START

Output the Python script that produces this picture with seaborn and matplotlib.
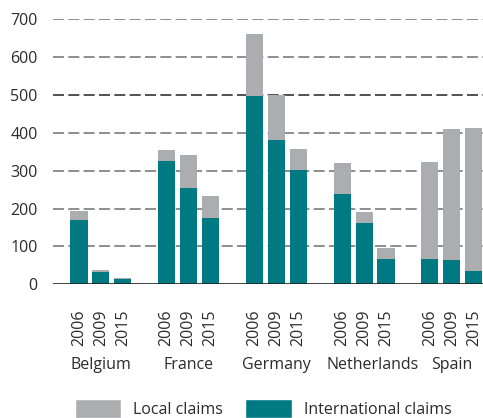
import numpy as np
import pandas as pd
import matplotlib
matplotlib.use("Agg")
import matplotlib.pyplot as plt
import matplotlib.transforms as mtransforms
from matplotlib.patches import Patch
import seaborn as sns

# -----------------------------
# Dados
# -----------------------------
countries = ["Belgium", "France", "Germany", "Netherlands", "Spain"]
years = ["2006", "2009", "2015"]
international = [170, 32, 14, 326, 254, 175, 497, 381, 302, 238, 162, 67, 67, 64, 35]
local = [24, 6, 3, 29, 88, 58, 164, 118, 55, 82, 29, 29, 256, 346, 378]

GREY = "#acadb1"
TEAL = "#007a82"
TEXT = "#2b2b2b"

# posicao de cada barra: 3 por pais + 1 slot vazio entre paises
slots = [i * 4 + j for i in range(len(countries)) for j in range(len(years))]
df = pd.DataFrame({
    "slot": slots,
    "country": np.repeat(countries, len(years)),
    "year": years * len(countries),
    "international": international,
    "local": local,
})
df["total"] = df["international"] + df["local"]
n_slots = max(slots) + 1

sns.set_style("white")
plt.rcParams["font.family"] = ["Open Sans", "DejaVu Sans"]

fig = plt.figure(figsize=(4.83, 4.18), dpi=100)
ax = fig.add_axes([53 / 483, 0.3199, 430 / 483, 0.6339])

order = list(range(n_slots))
sns.barplot(data=df, x="slot", y="total", order=order, color=GREY,
            width=0.78, saturation=1, errorbar=None, ax=ax, zorder=3)
sns.barplot(data=df, x="slot", y="international", order=order, color=TEAL,
            width=0.78, saturation=1, errorbar=None, ax=ax, zorder=3)
for p in ax.patches:
    p.set_linewidth(0)

ax.set_ylim(0, 700)
ax.set_xlim(-1.184, 18.42)

# grid tracejado
for v in range(100, 701, 100):
    col = "#333333" if v == 500 else "#7a7a7a"
    ax.axhline(v, color=col, lw=1.2, ls=(0, (6.6, 2.6)), zorder=1)
ax.axhline(0, color="#222222", lw=1.2, zorder=4)

for s in ["top", "right", "left", "bottom"]:
    ax.spines[s].set_visible(False)

ax.set_yticks(range(0, 701, 100))
ax.tick_params(axis="y", length=0, pad=11, labelsize=11.5, labelcolor=TEXT)

# ticks nas bordas dos slots, rotulos dos anos no centro
ax.set_xticks(np.arange(-0.5, n_slots - 1, 1.0))
ax.set_xticklabels([])
ax.tick_params(axis="x", which="major", length=11, width=1, color="#555555",
               direction="out")
ax.set_xticks(slots, minor=True)
ax.set_xticklabels(df["year"], minor=True, rotation=90, fontsize=11.5,
                   color=TEXT)
ax.tick_params(axis="x", which="minor", length=0, pad=18)
ax.set_xlabel("")
ax.set_ylabel("")

trans = mtransforms.blended_transform_factory(ax.transData, fig.transFigure)
label_x = [1, 5, 9, 13.4, 17]
for c, x in zip(countries, label_x):
    ax.text(x, 1 - 365 / 418, c, transform=trans, ha="center", va="center",
            fontsize=11.5, color=TEXT)

handles = [Patch(facecolor=GREY, label="Local claims"),
           Patch(facecolor=TEAL, label="International claims")]
fig.legend(handles=handles, loc="upper center", ncol=2, frameon=False,
           bbox_to_anchor=(0.545, 1 - 393 / 418), fontsize=11.5,
           handlelength=2.9, handleheight=1.45, handletextpad=0.75,
           columnspacing=1.4, labelcolor=TEXT, borderaxespad=0)

fig.savefig("out.png", dpi=100)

END

=== DIRECTIVE ===
Retype the whole listing, keeping every line identical and omitting all pictures.

=== ANSWER FOR THE TASK ===
Output the Python script that produces this picture with seaborn and matplotlib.
import numpy as np
import pandas as pd
import matplotlib
matplotlib.use("Agg")
import matplotlib.pyplot as plt
import matplotlib.transforms as mtransforms
from matplotlib.patches import Patch
import seaborn as sns

# -----------------------------
# Dados
# -----------------------------
countries = ["Belgium", "France", "Germany", "Netherlands", "Spain"]
years = ["2006", "2009", "2015"]
international = [170, 32, 14, 326, 254, 175, 497, 381, 302, 238, 162, 67, 67, 64, 35]
local = [24, 6, 3, 29, 88, 58, 164, 118, 55, 82, 29, 29, 256, 346, 378]

GREY = "#acadb1"
TEAL = "#007a82"
TEXT = "#2b2b2b"

# posicao de cada barra: 3 por pais + 1 slot vazio entre paises
slots = [i * 4 + j for i in range(len(countries)) for j in range(len(years))]
df = pd.DataFrame({
    "slot": slots,
    "country": np.repeat(countries, len(years)),
    "year": years * len(countries),
    "international": international,
    "local": local,
})
df["total"] = df["international"] + df["local"]
n_slots = max(slots) + 1

sns.set_style("white")
plt.rcParams["font.family"] = ["Open Sans", "DejaVu Sans"]

fig = plt.figure(figsize=(4.83, 4.18), dpi=100)
ax = fig.add_axes([53 / 483, 0.3199, 430 / 483, 0.6339])

order = list(range(n_slots))
sns.barplot(data=df, x="slot", y="total", order=order, color=GREY,
            width=0.78, saturation=1, errorbar=None, ax=ax, zorder=3)
sns.barplot(data=df, x="slot", y="international", order=order, color=TEAL,
            width=0.78, saturation=1, errorbar=None, ax=ax, zorder=3)
for p in ax.patches:
    p.set_linewidth(0)

ax.set_ylim(0, 700)
ax.set_xlim(-1.184, 18.42)

# grid tracejado
for v in range(100, 701, 100):
    col = "#333333" if v == 500 else "#7a7a7a"
    ax.axhline(v, color=col, lw=1.2, ls=(0, (6.6, 2.6)), zorder=1)
ax.axhline(0, color="#222222", lw=1.2, zorder=4)

for s in ["top", "right", "left", "bottom"]:
    ax.spines[s].set_visible(False)

ax.set_yticks(range(0, 701, 100))
ax.tick_params(axis="y", length=0, pad=11, labelsize=11.5, labelcolor=TEXT)

# ticks nas bordas dos slots, rotulos dos anos no centro
ax.set_xticks(np.arange(-0.5, n_slots - 1, 1.0))
ax.set_xticklabels([])
ax.tick_params(axis="x", which="major", length=11, width=1, color="#555555",
               direction="out")
ax.set_xticks(slots, minor=True)
ax.set_xticklabels(df["year"], minor=True, rotation=90, fontsize=11.5,
                   color=TEXT)
ax.tick_params(axis="x", which="minor", length=0, pad=18)
ax.set_xlabel("")
ax.set_ylabel("")

trans = mtransforms.blended_transform_factory(ax.transData, fig.transFigure)
label_x = [1, 5, 9, 13.4, 17]
for c, x in zip(countries, label_x):
    ax.text(x, 1 - 365 / 418, c, transform=trans, ha="center", va="center",
            fontsize=11.5, color=TEXT)

handles = [Patch(facecolor=GREY, label="Local claims"),
           Patch(facecolor=TEAL, label="International claims")]
fig.legend(handles=handles, loc="upper center", ncol=2, frameon=False,
           bbox_to_anchor=(0.545, 1 - 393 / 418), fontsize=11.5,
           handlelength=2.9, handleheight=1.45, handletextpad=0.75,
           columnspacing=1.4, labelcolor=TEXT, borderaxespad=0)

fig.savefig("out.png", dpi=100)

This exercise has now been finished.